The tee network seems almost magical as it has the ability to transform between almost any two complex impedances using only reactive elements. Remember that reactive elements are capacitors and inductors, and have essentially zero resistance. The absence of resistance in the elements comprising the network is critical as it eliminates power dissipation and associated heating. Even though ideally there is zero resistance in the components, the reality is we live in an imperfect world. Thus, some small quantities of resistance are unavoidable. The presence of these miniscule resistances is one of the reasons power is normally measured through the use of current meters at the antenna. In directional antennas, this is accounted for by a fudge factor in the mathematics.

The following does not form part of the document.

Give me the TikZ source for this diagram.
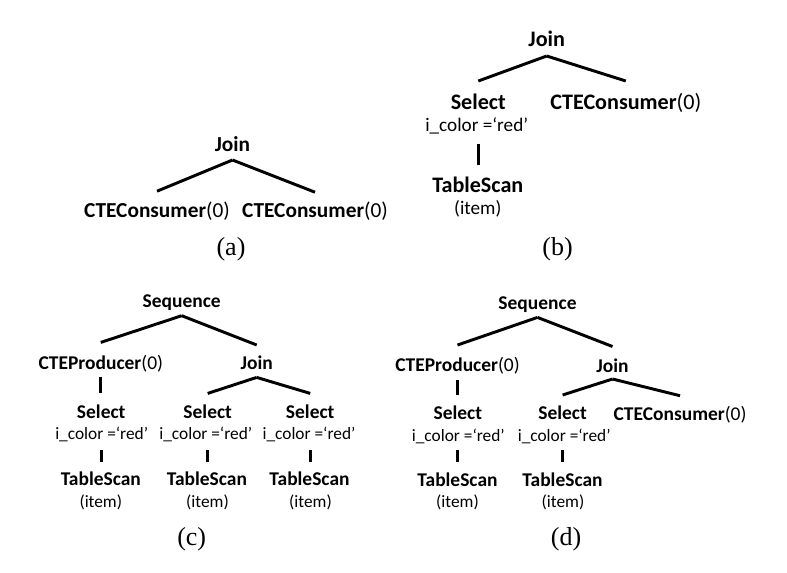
\documentclass[tikz,border=0pt]{standalone}
\usepackage{fontspec}
\setmainfont{Carlito}
\newfontfamily\capfont{Liberation Serif}
\usetikzlibrary{calc}
\tikzset{
  opA/.style={font=\fontsize{16}{19}\selectfont\bfseries, inner sep=0pt, anchor=base},
  opB/.style={font=\fontsize{16.6}{19}\selectfont\bfseries, inner sep=0pt, anchor=base},
  opC/.style={font=\fontsize{14.6}{17}\selectfont\bfseries, inner sep=0pt, anchor=base},
  argB/.style={font=\fontsize{14.4}{17}\selectfont, inner sep=0pt, anchor=base},
  argC/.style={font=\fontsize{13}{15}\selectfont, inner sep=0pt, anchor=base},
  capt/.style={font=\capfont\fontsize{19.5}{23}\selectfont, inner sep=0pt, anchor=base},
  treeedge/.style={line width=2.2pt},
}
\newcommand\zer{\textmd{(0)}}
\newcommand\icol{i\_color =‘red’}
% \tedge{parent}{dy parent}{child}{dy child}
\newcommand\tedge[4]{\draw[treeedge] ($(#1.base)+(0,#2)$) -- ($(#3.base)+(0,#4)$);}
% \vedge{x node}{upper node}{dy}{lower node}{dy}
\newcommand\vedge[5]{\draw[treeedge] ($(#1.base |- #2.base)+(0,#3)$) -- ($(#1.base |- #4.base)+(0,#5)$);}
\begin{document}
\begin{tikzpicture}[x=0.75pt,y=-0.75pt]
\useasboundingbox (0,0) rectangle (787,572);

% ---------- (a)
\node[opA] (ja) at (232.5,151.5) {Join};
\node[opA] (ca1) at (157,217.7) {CTEConsumer\zer};
\node[opA] (ca2) at (315,217.7) {CTEConsumer\zer};
\node[capt] (capa) at (231,255.3) {(a)};
\tedge{ja}{8.5}{ca1}{-26.5}
\tedge{ja}{8.5}{ca2}{-25.5}

% ---------- (b)
\node[opB] (jb) at (546.7,46.7) {Join};
\node[opB] (sb) at (478.3,109.5) {Select};
\node[argB] (ib) at (476.7,131.5) {\icol};
\node[opB] (cb) at (625.8,109) {CTEConsumer\zer};
\node[opB] (tb) at (477.8,192.7) {TableScan};
\node[argB] (mb) at (477.8,214.3) {(item)};
\node[capt] (capb) at (557.5,255.3) {(b)};
\tedge{jb}{9.3}{sb}{-28.5}
\tedge{jb}{9.3}{cb}{-28}
\vedge{sb}{ib}{12}{tb}{-27.5}

% ---------- (c)
\node[opC] (qc) at (181.7,307.7) {Sequence};
\node[opC] (pc) at (100.8,369.4) {CTEProducer\zer};
\node[opC] (jc) at (256.7,369.4) {Join};
\node[opC] (sc1) at (101.2,418.4) {Select};
\node[argC] (ic1) at (101.7,439.5) {\icol};
\node[opC] (tc1) at (100.8,485.7) {TableScan};
\node[argC] (mc1) at (100.8,507.5) {(item)};
\node[opC] (sc2) at (207.7,418.4) {Select};
\node[argC] (ic2) at (205.8,439.5) {\icol};
\node[opC] (tc2) at (206.9,485.7) {TableScan};
\node[argC] (mc2) at (207.5,507.5) {(item)};
\node[opC] (sc3) at (310.2,418.4) {Select};
\node[argC] (ic3) at (309,439.5) {\icol};
\node[opC] (tc3) at (309.5,485.7) {TableScan};
\node[argC] (mc3) at (310.5,507.5) {(item)};
\node[capt] (capc) at (191.7,545.3) {(c)};
\tedge{qc}{8}{pc}{-27}
\tedge{qc}{8}{jc}{-24.4}
\vedge{pc}{pc}{7.3}{sc1}{-25}
\tedge{jc}{8}{sc2}{-25}
\tedge{jc}{8}{sc3}{-25}
\vedge{sc1}{ic1}{10.5}{tc1}{-24}
\vedge{sc2}{ic2}{10.5}{tc2}{-24}
\vedge{sc3}{ic3}{10.5}{tc3}{-24}

% ---------- (d)
\node[opC] (qd) at (537.5,309.4) {Sequence};
\node[opC] (pd) at (457.5,371) {CTEProducer\zer};
\node[opC] (jd) at (612.5,372.5) {Join};
\node[opC] (sd1) at (457.8,419.4) {Select};
\node[argC] (id1) at (458.3,441) {\icol};
\node[opC] (td1) at (457.5,486) {TableScan};
\node[argC] (md1) at (457.5,507.5) {(item)};
\node[opC] (sd2) at (562.6,419.4) {Select};
\node[argC] (id2) at (564.2,441) {\icol};
\node[opC] (td2) at (562.5,486) {TableScan};
\node[argC] (md2) at (563,507.5) {(item)};
\node[opC] (cd) at (680,420) {CTEConsumer\zer};
\node[capt] (capd) at (566,545.3) {(d)};
\tedge{qd}{8}{pd}{-26}
\tedge{qd}{8}{jd}{-26}
\vedge{sd1}{pd}{9}{sd1}{-24.4}
\tedge{jd}{6.5}{sd2}{-24.4}
\tedge{jd}{6.5}{cd}{-24.3}
\vedge{sd1}{id1}{9}{td1}{-24.3}
\vedge{sd2}{id2}{9}{td2}{-24.3}
\end{tikzpicture}
\end{document}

In addition to transforming two impedances, the tee network also creates controlled phase shifts. The sign and magnitude of any shift in phase across the network is a function of the arrangement and value of components in the various legs. For instance, networks where the shunt leg is capacitive tend to induce a negative, or lagging, phase shift. Conversely, networks in which the shunt is inductive, or has a positive reactance value, tend to result in a leading phase shift.
Use of particular phase shifts, in combination with power division is how directional patterns are created. Although the phase shift across the matching network for a non-directional antenna is irrelevant with regard to the radiation characteristics, it cannot be totally ignored. In cases where the antenna impedance varies wildly from the transmission line impedance, changes briskly from one sideband to the other, or other out of the ordinary cases, judicious selection of the phase shift can improve bandwidth.
Attention to details
In addition to bandwidth considerations, care should be paid to the current in the shunt leg of the network. Changing the network phase shift will affect the current in the shunt leg for a given set of impedances. For a non-directional station, networks with a phase shift of 90 degrees are fairly common. The reasoning here is the mathematics work out quite nicely. Sometimes, however, the impedances may vary enough on the sidebands that a phase shift in this range results in a shunt leg current high enough to warrant larger components. Swinging the phase shift closer to zero degrees can result in a lower shunt leg current translating into greater savings in the component price.